Benjamin Franklin's 1784 suggestion, that the cold European summers following the 1783-1784 Laki eruption were due to volcanic ash, was pioneering, yet it failed to shift scientific consensus at the time. It wasn't until the late 19th century that Sir Norman Lockyer revisited such theories, and it was Hubert Lamb in the mid-20th century who firmly established the link between Tambora's eruption and the anomalous weather of 1816. For those living through it, such as the families queuing for scarce bread or the audiences of the new literary creations, the connection between a distant volcano and their immediate reality was a mystery.

What followed

The catastrophic events of 1816 accelerated pre-existing trends and initiated new ones. As food prices soared, agricultural practices began to shift. Farmers diversified crops to avoid future single-crop dependencies, and potatoes gained popularity as a resilient staple in northern Europe. The Prussian state, along with others like the Netherlands and parts of Italy, began to explore state-level food policy interventions for the first time.

These shifts were not confined to Europe. Emigration from Europe to the United States surged between 1816 and 1818, representing one of the largest waves before the advent of the railroad. This movement reshaped the demographics of states like Vermont, New Hampshire, and upstate New York, areas particularly hard-hit by the cold summer. The scientific study of climate also advanced, as meteorological journals meticulously recorded the unusual weather, data that remains a valuable resource for modern paleoclimate research. Artistically, the apocalyptic tone in early 19th-century European art, exemplified by John Martin's vast paintings and Turner's late sunsets, drew inspiration from the public's brush with an actual climatic crisis.

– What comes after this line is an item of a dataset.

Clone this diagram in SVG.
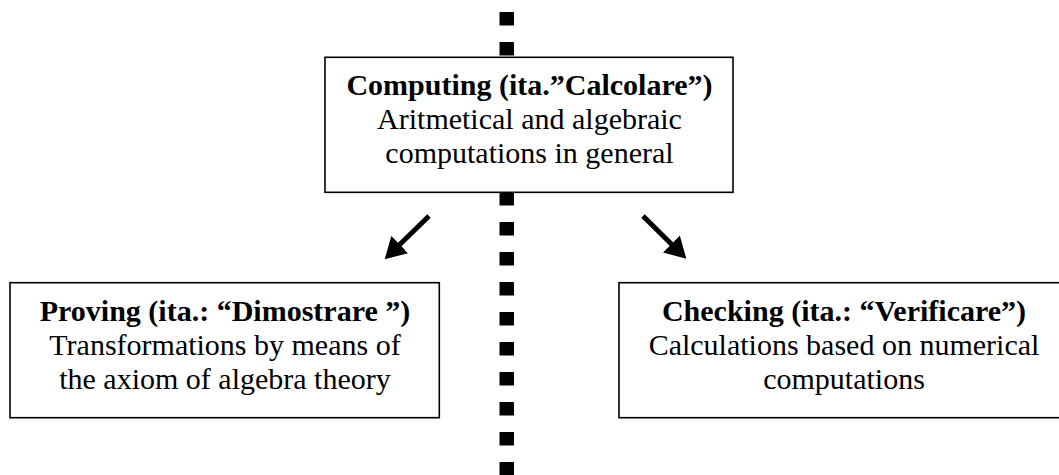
<svg xmlns="http://www.w3.org/2000/svg" width="1059" height="475" viewBox="0 0 1059 475">
<style>
  .box { fill: #ffffff; stroke: #000000; stroke-width: 1.6; }
  .t { font-family: "Liberation Serif", "Times New Roman", serif; font-size: 30px; fill: #000000; text-anchor: middle; }
  .b { font-weight: bold; }
  .dot { fill: #000000; }
  .arrow { stroke: #000000; stroke-width: 5; fill: none; marker-end: url(#head); }
</style>
<defs>
  <marker id="head" markerUnits="userSpaceOnUse" viewBox="0 0 21 24" refX="1" refY="12" markerWidth="21" markerHeight="24" orient="auto">
    <path d="M0,0 L21,12 L0,24 z" fill="#000000"/>
  </marker>
</defs>
<rect width="1059" height="475" fill="#ffffff"/>

<g id="divider">
  <rect class="dot" x="499.5" y="12" width="14.5" height="13.5"/>
  <rect class="dot" x="499.5" y="42" width="14.5" height="13.5"/>
  <rect class="dot" x="499.5" y="72" width="14.5" height="13.5"/>
  <rect class="dot" x="499.5" y="102" width="14.5" height="13.5"/>
  <rect class="dot" x="499.5" y="132" width="14.5" height="13.5"/>
  <rect class="dot" x="499.5" y="162" width="14.5" height="13.5"/>
  <rect class="dot" x="499.5" y="192" width="14.5" height="13.5"/>
  <rect class="dot" x="499.5" y="222" width="14.5" height="13.5"/>
  <rect class="dot" x="499.5" y="252" width="14.5" height="13.5"/>
  <rect class="dot" x="499.5" y="282" width="14.5" height="13.5"/>
  <rect class="dot" x="499.5" y="312" width="14.5" height="13.5"/>
  <rect class="dot" x="499.5" y="342" width="14.5" height="13.5"/>
  <rect class="dot" x="499.5" y="372" width="14.5" height="13.5"/>
  <rect class="dot" x="499.5" y="402" width="14.5" height="13.5"/>
  <rect class="dot" x="499.5" y="432" width="14.5" height="13.5"/>
  <rect class="dot" x="499.5" y="462" width="14.5" height="13.5"/>
</g>

<g id="node-computing">
  <rect class="box" x="325" y="57.3" width="408" height="135"/>
  <text class="t b" x="529.5" y="95">Computing (ita.”Calcolare”)</text>
  <text class="t" x="529.5" y="129">Aritmetical and algebraic</text>
  <text class="t" x="529.5" y="163">computations in general</text>
</g>

<g id="node-proving">
  <rect class="box" x="10" y="282.7" width="429.3" height="135"/>
  <text class="t b" x="225" y="321">Proving (ita.: “Dimostrare ”)</text>
  <text class="t" x="225" y="355">Transformations by means of</text>
  <text class="t" x="225" y="389">the axiom of algebra theory</text>
</g>

<g id="node-checking">
  <rect class="box" x="619" y="282.7" width="450" height="135"/>
  <text class="t b" x="844" y="321">Checking (ita.: “Verificare”)</text>
  <text class="t" x="844" y="355">Calculations based on numerical</text>
  <text class="t" x="844" y="389">computations</text>
</g>

<g id="connectors">
  <line class="arrow" x1="429" y1="216" x2="399" y2="245.3"/>
  <line class="arrow" x1="643" y1="216" x2="672.1" y2="244.7"/>
</g>
</svg>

The smaller story inside the big one

In the shadow of global events, individual lives and local histories took shape in ways often obscured by the larger narrative. In June 1817, on the shores of Lake Geneva, Jakob Burckhardt was born in Basel. This Swiss historian would later author 'The Civilization of the Renaissance in Italy', shaping our understanding of cultural history. In Sumbawa, the recovery from Tambora was slow; decades passed before communities rebuilt, with local traditions preserving the memory of the eruption well into the 20th century.

In the United States, the crop failures contributed to the religious fervour of the Second Great Awakening, a movement that historians like Nathan Hatch and Christine Heyrman link to the socioeconomic strains of the time. In China, the Yunnan famine permanently altered agricultural landscapes; some terraced fields recorded as productive before 1816 were never restored. Each of these stories reflects the profound impact that Tambora's eruption had on individual lives and communities—a collection of smaller narratives that collectively illuminate the broader consequences of climate upheaval.

Today, the Tambora eruption is an exemplary case in climate science, studied for its atmospheric impacts and global consequences. Its caldera, now a national park, invites climbers to witness the scale of its 1815 legacy firsthand. Tree rings from regions as diverse as Patagonia and Scandinavia, and ice cores from polar caps, all bear testament to the climatic shock of that year. The connection between Tambora, weather anomalies, social unrest, cultural shifts, and scientific advancements is unusually clear and traceable. Those who lived through it did not have the benefit of this clarity. They saw their world change, and with the tools available to them—be it astrology, theology, or the dark imaginings of a stormy night—they sought to make sense of the inexplicable. In doing so, they left a legacy that continues to inform our understanding of how intertwined the threads of climate and human society truly are.